Here's some more input from our experience.

Fortunately we have not seen any server crashes or such. From re-reading your original post, I'd definately get Kerio support on the phone to work through your issues. You may have a database error that could be corrected by them.

I've noticed that the initial sync in a move from KOC to KOFF is VERY resource consuming. Both on the client, if not all clients, and on the server. I've changed to be sure to migrate only one KOFF user at a time. I also try to keep the user from using Outlook while the initial sync is occuring. I've seen one client firebird crash after KOFF install and the users jumped into using Outlook right away. Of course that was an easy fix, just delete the profile and re-create. I love that! In the future the add of new users won't be a problem as we'll only add one person periodically so performance issues won't get seen so badly.
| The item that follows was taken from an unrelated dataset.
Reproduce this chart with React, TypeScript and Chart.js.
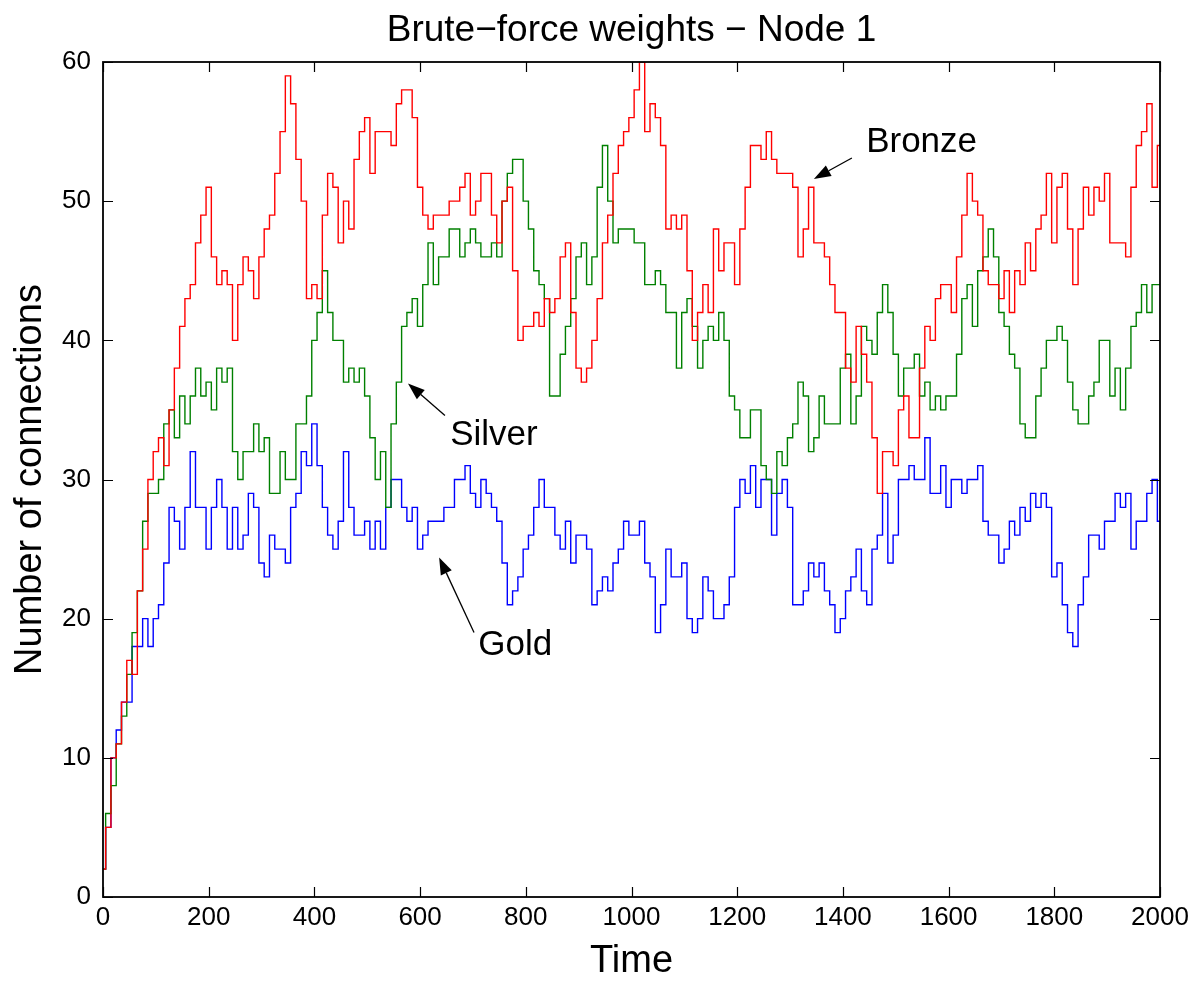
import React, { useEffect, useRef } from "react";
import { Chart, registerables } from "chart.js";

Chart.register(...registerables);

// ---------------- data ----------------
const TIME_STEP = 10; // samples every 10 time units, t = 0 .. 2000
const X_TICKS = [0, 200, 400, 600, 800, 1000, 1200, 1400, 1600, 1800, 2000];
const Y_TICKS = [0, 10, 20, 30, 40, 50, 60];

const TITLE = "Brute\u2212force weights \u2212 Node 1";
const X_LABEL = "Time";
const Y_LABEL = "Number of connections";

const BRONZE = [
  2, 5, 10, 11, 14, 17, 16, 22, 25, 30,
  32, 33, 31, 35, 38, 41, 43, 44, 47, 49,
  51, 46, 44, 45, 44, 40, 44, 46, 45, 43,
  46, 48, 49, 52, 55, 59, 57, 53, 50, 43,
  44, 43, 49, 52, 51, 47, 50, 48, 53, 55,
  56, 52, 55, 55, 55, 54, 57, 58, 58, 56,
  51, 49, 48, 49, 49, 49, 50, 50, 51, 52,
  49, 50, 52, 52, 49, 47, 50, 51, 45, 40,
  41, 41, 42, 41, 43, 42, 43, 46, 47, 42,
  38, 37, 38, 40, 43, 47, 49, 52, 54, 55,
  56, 58, 60, 55, 57, 56, 54, 48, 49, 48,
  49, 45, 40, 42, 44, 42, 48, 45, 47, 47,
  44, 48, 51, 54, 54, 53, 55, 53, 52, 52,
  52, 51, 46, 48, 51, 47, 47, 46, 44, 42,
  42, 38, 37, 41, 39, 37, 33, 29, 32, 32,
  31, 35, 36, 33, 33, 38, 41, 40, 43, 44,
  44, 42, 46, 49, 52, 50, 49, 45, 44, 44,
  43, 45, 42, 45, 44, 47, 45, 48, 49, 52,
  47, 51, 52, 48, 44, 48, 51, 49, 51, 50,
  52, 47, 47, 47, 46, 51, 54, 55, 57, 51,
  54,
];

const SILVER = [
  2, 6, 8, 11, 13, 16, 19, 22, 27, 29,
  29, 30, 34, 35, 33, 36, 34, 36, 38, 36,
  37, 35, 38, 37, 38, 32, 30, 32, 32, 34,
  32, 33, 29, 29, 32, 30, 30, 34, 34, 36,
  40, 42, 45, 42, 40, 40, 37, 38, 37, 38,
  36, 33, 30, 32, 28, 34, 37, 41, 42, 43,
  41, 44, 47, 44, 46, 46, 48, 48, 46, 47,
  48, 47, 46, 46, 47, 46, 50, 52, 53, 53,
  50, 48, 45, 44, 43, 36, 36, 39, 41, 43,
  46, 47, 44, 46, 51, 54, 50, 47, 48, 48,
  48, 47, 47, 44, 44, 45, 44, 42, 42, 38,
  42, 43, 41, 38, 40, 41, 40, 42, 40, 36,
  35, 33, 33, 35, 35, 31, 30, 29, 32, 31,
  33, 34, 37, 36, 32, 33, 36, 34, 34, 34,
  38, 39, 34, 36, 41, 40, 39, 42, 44, 42,
  39, 36, 38, 38, 39, 36, 37, 35, 36, 35,
  36, 36, 39, 43, 44, 41, 45, 46, 48, 46,
  42, 41, 39, 38, 34, 33, 33, 36, 38, 40,
  40, 41, 40, 37, 35, 34, 34, 36, 37, 40,
  40, 36, 38, 35, 38, 41, 42, 44, 42, 44,
  44,
];

const GOLD = [
  2, 5, 10, 12, 14, 14, 18, 18, 20, 18,
  20, 21, 24, 28, 27, 25, 28, 32, 28, 28,
  25, 28, 30, 28, 25, 28, 25, 26, 29, 28,
  24, 23, 26, 25, 25, 24, 28, 29, 32, 31,
  34, 31, 28, 26, 25, 27, 32, 28, 26, 26,
  27, 25, 27, 25, 28, 30, 30, 28, 27, 28,
  25, 26, 27, 27, 27, 28, 28, 30, 30, 31,
  29, 28, 30, 29, 28, 27, 24, 21, 22, 23,
  25, 26, 28, 30, 28, 28, 26, 25, 27, 24,
  26, 26, 25, 21, 22, 23, 22, 24, 25, 27,
  26, 26, 27, 24, 23, 19, 21, 25, 23, 23,
  24, 20, 19, 20, 23, 22, 20, 20, 21, 23,
  28, 30, 29, 31, 28, 30, 30, 26, 29, 30,
  28, 21, 21, 22, 24, 23, 24, 22, 21, 19,
  20, 22, 23, 25, 22, 21, 25, 26, 29, 24,
  26, 30, 30, 31, 30, 30, 33, 29, 29, 31,
  28, 30, 30, 29, 30, 30, 31, 27, 26, 26,
  24, 25, 27, 26, 28, 27, 29, 28, 29, 28,
  23, 24, 21, 19, 18, 21, 23, 26, 26, 25,
  27, 27, 29, 28, 29, 25, 27, 27, 29, 30,
  27,
];

// annotation anchors in data units [time, connections]
const NOTE_LABELS = ["Bronze", "Silver", "Gold"];
const NOTE_TIPS = [[1345, 51.6], [577, 36.9], [636, 24.4]];
const NOTE_TAILS = [[1417, 53.1], [647, 34.6], [702, 19.0]];
const NOTE_TEXT_AT = [[1444, 54.2], [657, 33.2], [710, 18.1]];

// ---------------- styles ----------------
const FONT = "'Liberation Sans', Arial, Helvetica, sans-serif";
const COLORS = { bronze: "#ff0000", silver: "#008000", gold: "#0000ff" };

const toPoints = (vals: number[]) => vals.map((v, i) => ({ x: i * TIME_STEP, y: v }));

const matlabPlugin = {
  id: "matlabFrame",
  afterDatasetsDraw(chart: any) {
    const { ctx, chartArea, scales } = chart;
    const { left, right, top, bottom } = chartArea;
    const xs = scales.x;
    const ys = scales.y;
    ctx.save();
    // inward ticks on all sides
    ctx.strokeStyle = "#000";
    ctx.lineWidth = 1.2;
    const L = 10;
    ctx.beginPath();
    X_TICKS.forEach((t) => {
      const px = Math.round(xs.getPixelForValue(t)) + 0.5;
      ctx.moveTo(px, bottom);
      ctx.lineTo(px, bottom - L);
      ctx.moveTo(px, top);
      ctx.lineTo(px, top + L);
    });
    Y_TICKS.forEach((v) => {
      const py = Math.round(ys.getPixelForValue(v)) + 0.5;
      ctx.moveTo(left, py);
      ctx.lineTo(left + L, py);
      ctx.moveTo(right, py);
      ctx.lineTo(right - L, py);
    });
    ctx.stroke();
    // frame
    ctx.lineWidth = 1.8;
    ctx.strokeRect(left, top, right - left, bottom - top);

    // annotations
    ctx.fillStyle = "#000";
    ctx.strokeStyle = "#000";
    ctx.font = `35px ${FONT}`;
    ctx.textAlign = "left";
    ctx.textBaseline = "middle";
    NOTE_LABELS.forEach((label, i) => {
      const tx = xs.getPixelForValue(NOTE_TIPS[i][0]);
      const ty = ys.getPixelForValue(NOTE_TIPS[i][1]);
      const sx = xs.getPixelForValue(NOTE_TAILS[i][0]);
      const sy = ys.getPixelForValue(NOTE_TAILS[i][1]);
      const ang = Math.atan2(ty - sy, tx - sx);
      const len = 17;
      const w = 6;
      const bx = tx - len * Math.cos(ang);
      const by = ty - len * Math.sin(ang);
      ctx.lineWidth = 1.3;
      ctx.beginPath();
      ctx.moveTo(sx, sy);
      ctx.lineTo(bx, by);
      ctx.stroke();
      ctx.beginPath();
      ctx.moveTo(tx, ty);
      ctx.lineTo(bx + w * Math.sin(ang), by - w * Math.cos(ang));
      ctx.lineTo(bx - w * Math.sin(ang), by + w * Math.cos(ang));
      ctx.closePath();
      ctx.fill();
      ctx.fillText(
        label,
        xs.getPixelForValue(NOTE_TEXT_AT[i][0]),
        ys.getPixelForValue(NOTE_TEXT_AT[i][1])
      );
    });
    ctx.restore();
  },
};

export default function App() {
  const canvasRef = useRef<HTMLCanvasElement | null>(null);

  useEffect(() => {
    document.body.style.margin = "0";
    const canvas = canvasRef.current;
    if (!canvas) return;
    const lineDs = (label: string, vals: number[], color: string) => ({
      label,
      data: toPoints(vals),
      borderColor: color,
      backgroundColor: color,
      borderWidth: 1.4,
      pointRadius: 0,
      stepped: "middle" as const,
      fill: false,
    });
    const chart = new Chart(canvas, {
      type: "line",
      data: {
        datasets: [
          lineDs("Bronze", BRONZE, COLORS.bronze),
          lineDs("Silver", SILVER, COLORS.silver),
          lineDs("Gold", GOLD, COLORS.gold),
        ],
      },
      options: {
        animation: false,
        responsive: false,
        devicePixelRatio: 1,
        events: [],
        layout: { padding: { top: 1, right: 44, bottom: 0, left: 0 } },
        plugins: {
          legend: { display: false },
          tooltip: { enabled: false },
          title: {
            display: true,
            fullSize: false,
            text: TITLE,
            color: "#000",
            font: { family: FONT, size: 37, weight: "normal", lineHeight: 1.2 },
            padding: { top: 8, bottom: 8.6 },
          },
        },
        scales: {
          x: {
            type: "linear",
            min: 0,
            max: 2000,
            afterBuildTicks: (s: any) => {
              s.ticks = X_TICKS.map((v) => ({ value: v }));
            },
            afterFit: (s: any) => {
              s.height = 84;
            },
            grid: { display: false, drawTicks: false },
            border: { display: false },
            ticks: {
              color: "#000",
              font: { family: FONT, size: 26 },
              padding: 5,
              maxRotation: 0,
              autoSkip: false,
              callback: (v: any) => String(v),
            },
            title: {
              display: true,
              text: X_LABEL,
              color: "#000",
              font: { family: FONT, size: 38, lineHeight: 1.0 },
              padding: { top: 0, bottom: 0 },
            },
          },
          y: {
            type: "linear",
            min: 0,
            max: 60,
            afterBuildTicks: (s: any) => {
              s.ticks = Y_TICKS.map((v) => ({ value: v }));
            },
            afterFit: (s: any) => {
              s.width = 103;
            },
            grid: { display: false, drawTicks: false },
            border: { display: false },
            ticks: {
              color: "#000",
              font: { family: FONT, size: 26 },
              padding: 12,
              autoSkip: false,
              callback: (v: any) => String(v),
            },
            title: {
              display: true,
              text: Y_LABEL,
              color: "#000",
              font: { family: FONT, size: 38, lineHeight: 1.0 },
              padding: { top: 12, bottom: 0 },
            },
          },
        },
      },
      plugins: [matlabPlugin],
    });
    return () => chart.destroy();
  }, []);

  return (
    <div style={{ width: 1204, height: 981, background: "#fff" }}>
      <canvas ref={canvasRef} width={1204} height={981} style={{ display: "block" }} />
    </div>
  );
}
Just for comparison, I have a user base of about 85 with 100G of storage, and 7 gig at the top user. I moved that top user first, and he's been working extremely well since. We did have to stop KOFF installs due to an obscure attachment bug that affects us, and probably not any others. Our (very old and bad) voice-mail and fax system sends attachments to the users, and in KOFF they are often "MIA" even though they are actually there. That's to get fixed in 6.5.1. But, at this time our KOC users are complaining about slowness a little more than before. Since some of the are heavy users of the voice mail system I can't move them until that weird bug is fixed.

I have to agree that KOFF still needs some polish. And it's getting it too, as I think 6.5.1 will be much cleaner and faster from the bug fixes I've been told about. Personally I think this version of Kerio should have been 7.0 as "new" as it is. And like many new software packages, it's not perfect. It is a major step in the right direction for kerio though. I thinking that Kerio is probably looking to move to one connector only in the future, removing both KSP and KOC entirely and only supporting KOFF. It does after all do the same function as the other two.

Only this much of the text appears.